The Future of Keyboards
People keep predicting the end of the keyboard. Voice input, touchscreens, and AI tools are all useful, but the keyboard is still hard to beat when you need precision, privacy, and speed.
The future is not likely to be keyboard versus everything else. It will be keyboards working better with everything else.
Smarter Customization
Keyboard firmware is already becoming more flexible. Users can remap keys, build layers, create macros, and switch profiles by app or device. This will probably become easier, with cleaner software and better defaults.
The goal should not be endless tweaking. The goal is a keyboard that adapts to your work without forcing you to become a keyboard engineer.

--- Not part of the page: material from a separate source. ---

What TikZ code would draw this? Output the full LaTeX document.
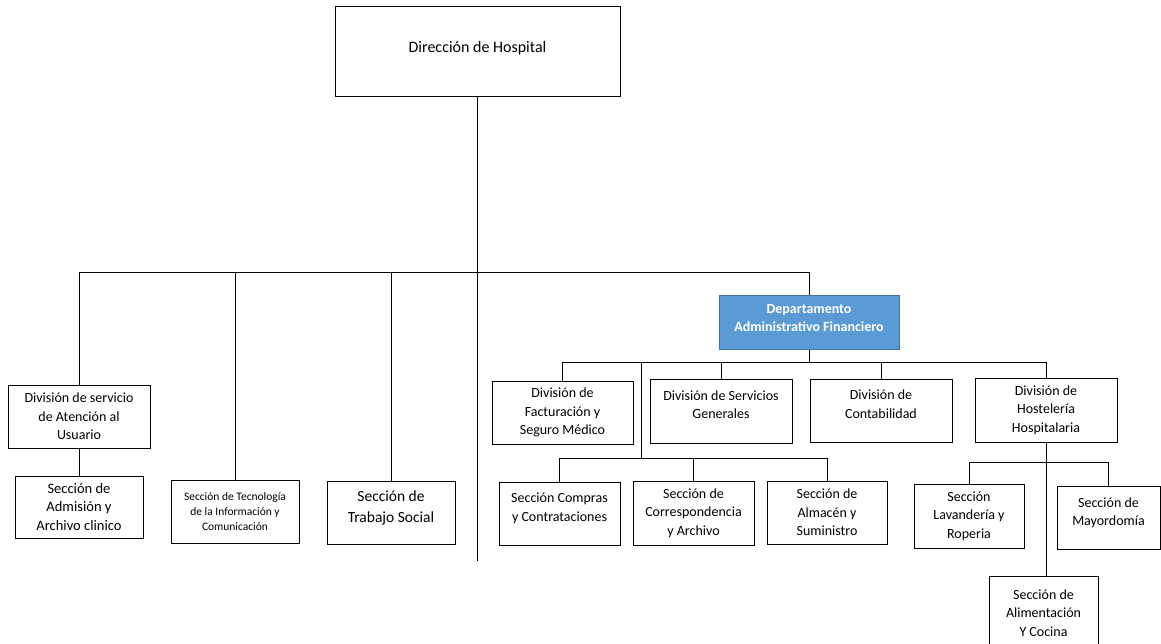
\documentclass[tikz,border=0pt]{standalone}
\usepackage{fontspec}
\setmainfont{Carlito}
\definecolor{azulDep}{HTML}{5B9BD5}
\definecolor{bordeDep}{HTML}{41719C}
\begin{document}
\begin{tikzpicture}[x=1pt,y=-1pt,line width=1pt,
    caja/.style={draw,align=center,inner sep=2pt,font=\fontsize{14}{18.5}\selectfont},
    cajadep/.style={caja,fill=azulDep,draw=bordeDep,text=white,font=\fontsize{14}{18.5}\selectfont\bfseries}]
            %\draw[ultra thin,gray!20](0,0) grid[step=50] (1161,644);
            \useasboundingbox (0,0) rectangle (1161,644);
            % direccion
            \node[caja,minimum width=285,minimum height=90,font=\fontsize{16}{18}\selectfont] (dir) at (477.5,52) {Dirección de Hospital\\[-8pt]~};
            % primer nivel
            \node[caja,minimum width=142,minimum height=63] (usuario) at (79,416.5) {División de servicio\\de Atención al\\Usuario};
            \node[caja,minimum width=128,minimum height=62,font=\fontsize{14.5}{18.5}\selectfont] (admision) at (79,507) {Sección de\\Admisión y\\Archivo clinico};
            \node[caja,minimum width=128,minimum height=63,font=\fontsize{11.5}{15}\selectfont] (tic) at (235,511.5) {Sección de Tecnología\\de la Información y\\Comunicación};
            \node[caja,minimum width=128,minimum height=63,font=\fontsize{15.5}{21}\selectfont] (trabajo) at (391,512.5) {Sección de\\Trabajo Social\\[-10pt]~};
            \node[cajadep,minimum width=180,minimum height=54] (dep) at (809,322) {Departamento\\Administrativo Financiero\\[-10pt]~};
            % divisiones del departamento
            \node[caja,minimum width=141,minimum height=63] (factura) at (562.5,412.5) {División de\\Facturación y\\Seguro Médico};
            \node[caja,minimum width=142,minimum height=64] (servicios) at (721,411) {División de Servicios\\Generales\\[-6pt]~};
            \node[caja,minimum width=142,minimum height=63] (contab) at (881,410.5) {División de\\Contabilidad\\[-6pt]~};
            \node[caja,minimum width=142,minimum height=64] (host) at (1046,410) {División de\\Hostelería\\Hospitalaria};
            % secciones
            \node[caja,minimum width=121,minimum height=63] (compras) at (559.5,513.5) {Sección Compras\\y Contrataciones\\[-6pt]~};
            \node[caja,minimum width=121,minimum height=64] (corresp) at (693.5,513) {Sección de\\Correspondencia\\y Archivo};
            \node[caja,minimum width=120,minimum height=63] (almacen) at (827,512.5) {Sección de\\Almacén y\\Suministro};
            \node[caja,minimum width=110,minimum height=64] (lavanderia) at (969,516) {Sección\\Lavandería y\\Roperia};
            \node[caja,minimum width=103,minimum height=63] (mayor) at (1108.5,517.5) {Sección de\\Mayordomía\\[-7pt]~};
            \node[caja,minimum width=109,minimum height=74] (aliment) at (1043.5,613) {Sección de\\Alimentación\\Y Cocina};
            % puntos de las lineas
            \coordinate (finDir) at (477.5,561);
            \coordinate (nivel1) at (0,272);
            \coordinate (nivel2) at (0,362);
            \coordinate (nivel3) at (0,458);
            \coordinate (nivel4) at (0,462);
            \coordinate (ramaS) at (641,362);
            % conectores
            \draw (dir.south) -- (finDir);
            \draw (usuario.north) |- (nivel1 -| dep.north) -- (dep.north);
            \draw (tic.north) -- (tic.north |- nivel1);
            \draw (trabajo.north) -- (trabajo.north |- nivel1);
            \draw (usuario.south) -- (admision.north);
            \draw (dep.south) -- (dep.south |- nivel2);
            \draw (factura.north) |- (nivel2 -| host.north) -- (host.north);
            \draw (servicios.north) -- (servicios.north |- nivel2);
            \draw (contab.north) -- (contab.north |- nivel2);
            \draw (ramaS) -- (ramaS |- nivel3);
            \draw (compras.north) |- (nivel3 -| almacen.north) -- (almacen.north);
            \draw (corresp.north) -- (corresp.north |- nivel3);
            \draw (host.south) -- (host.south |- aliment.north);
            \draw (lavanderia.north) |- (nivel4 -| mayor.north) -- (mayor.north);
\end{tikzpicture}
\end{document}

Better Ergonomics for More People
Split layouts, low-profile switches, tented designs, and compact boards are moving from niche communities into mainstream products. That is good news. More people should be able to find a keyboard that fits their shoulders, wrists, and desk.
Expect more boards that mix comfort with familiar layouts, instead of asking users to relearn everything at once.
Quieter, Better-Feeling Switches
Switch design keeps improving. Silent switches are getting less mushy. Low-profile switches are getting better feedback. Hot-swappable boards make it easier to repair or experiment.
The next big improvement may not be a wild new layout. It may simply be affordable keyboards that sound better, feel better, and last longer.
Wireless Without the Hassle
Wireless keyboards are already common, but the best ones make switching between devices painless. As more people move between laptop, tablet, desktop, and phone, multi-device support will become a normal expectation.
Battery life, low-latency modes, and reliable pairing will matter more than flashy software.
AI and New Input Methods
AI may change what we type, but not remove the need to edit, command, navigate, and control. The keyboard may become a partner to voice, gestures, and predictive tools.
Keys are not going away soon. They are becoming a more flexible control surface for the way people actually work.